» GOAL OF THE EXERCISE:
Quote all of the data exactly as given. Skip every picture it contains.

** BEGIN SUPPLIED RECORDS **

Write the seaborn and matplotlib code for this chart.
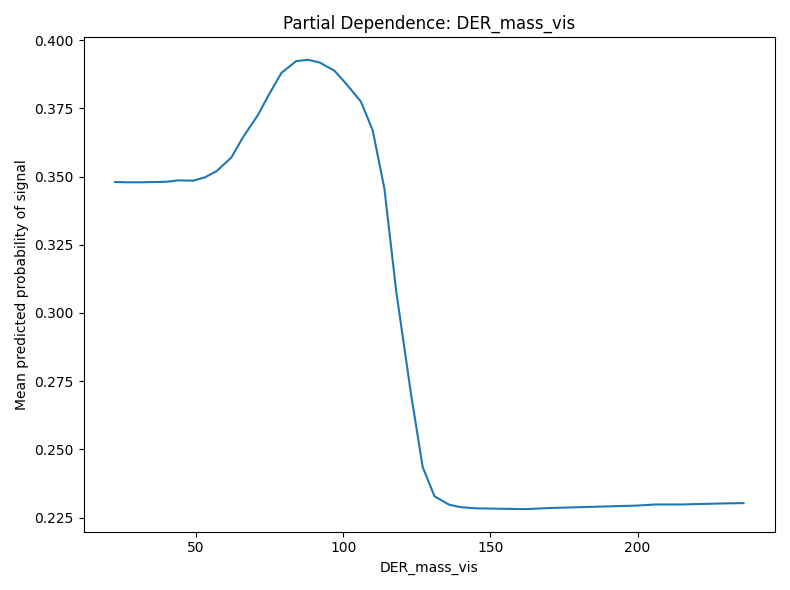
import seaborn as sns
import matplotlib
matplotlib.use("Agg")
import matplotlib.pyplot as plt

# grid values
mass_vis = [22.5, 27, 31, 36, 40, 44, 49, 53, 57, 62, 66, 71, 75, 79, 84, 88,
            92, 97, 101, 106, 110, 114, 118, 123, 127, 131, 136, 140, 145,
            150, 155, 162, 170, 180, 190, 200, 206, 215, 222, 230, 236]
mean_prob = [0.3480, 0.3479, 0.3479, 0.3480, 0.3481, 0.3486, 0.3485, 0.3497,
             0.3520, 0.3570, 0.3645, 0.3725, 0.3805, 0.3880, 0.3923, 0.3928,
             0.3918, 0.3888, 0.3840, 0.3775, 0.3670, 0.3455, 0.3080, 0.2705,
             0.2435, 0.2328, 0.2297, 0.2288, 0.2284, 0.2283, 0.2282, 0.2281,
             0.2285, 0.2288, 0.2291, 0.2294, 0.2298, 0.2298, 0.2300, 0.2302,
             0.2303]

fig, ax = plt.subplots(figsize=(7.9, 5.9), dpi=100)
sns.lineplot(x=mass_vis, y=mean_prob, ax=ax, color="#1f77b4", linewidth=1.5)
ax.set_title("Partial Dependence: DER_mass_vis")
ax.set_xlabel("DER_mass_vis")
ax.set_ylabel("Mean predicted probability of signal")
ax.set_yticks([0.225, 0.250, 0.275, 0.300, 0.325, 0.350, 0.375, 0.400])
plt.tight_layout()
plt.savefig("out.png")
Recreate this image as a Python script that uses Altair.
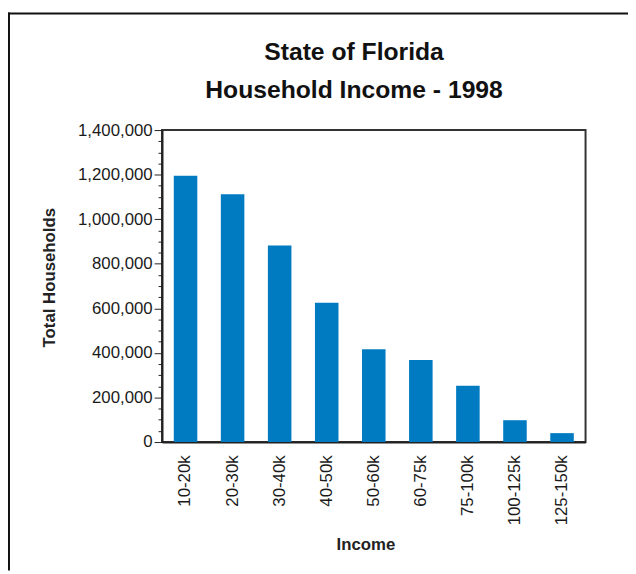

** END SUPPLIED RECORDS **

» SOLUTION FOR THIS EXERCISE:
Write the seaborn and matplotlib code for this chart.
import seaborn as sns
import matplotlib
matplotlib.use("Agg")
import matplotlib.pyplot as plt

# grid values
mass_vis = [22.5, 27, 31, 36, 40, 44, 49, 53, 57, 62, 66, 71, 75, 79, 84, 88,
            92, 97, 101, 106, 110, 114, 118, 123, 127, 131, 136, 140, 145,
            150, 155, 162, 170, 180, 190, 200, 206, 215, 222, 230, 236]
mean_prob = [0.3480, 0.3479, 0.3479, 0.3480, 0.3481, 0.3486, 0.3485, 0.3497,
             0.3520, 0.3570, 0.3645, 0.3725, 0.3805, 0.3880, 0.3923, 0.3928,
             0.3918, 0.3888, 0.3840, 0.3775, 0.3670, 0.3455, 0.3080, 0.2705,
             0.2435, 0.2328, 0.2297, 0.2288, 0.2284, 0.2283, 0.2282, 0.2281,
             0.2285, 0.2288, 0.2291, 0.2294, 0.2298, 0.2298, 0.2300, 0.2302,
             0.2303]

fig, ax = plt.subplots(figsize=(7.9, 5.9), dpi=100)
sns.lineplot(x=mass_vis, y=mean_prob, ax=ax, color="#1f77b4", linewidth=1.5)
ax.set_title("Partial Dependence: DER_mass_vis")
ax.set_xlabel("DER_mass_vis")
ax.set_ylabel("Mean predicted probability of signal")
ax.set_yticks([0.225, 0.250, 0.275, 0.300, 0.325, 0.350, 0.375, 0.400])
plt.tight_layout()
plt.savefig("out.png")
Recreate this image as a Python script that uses Altair.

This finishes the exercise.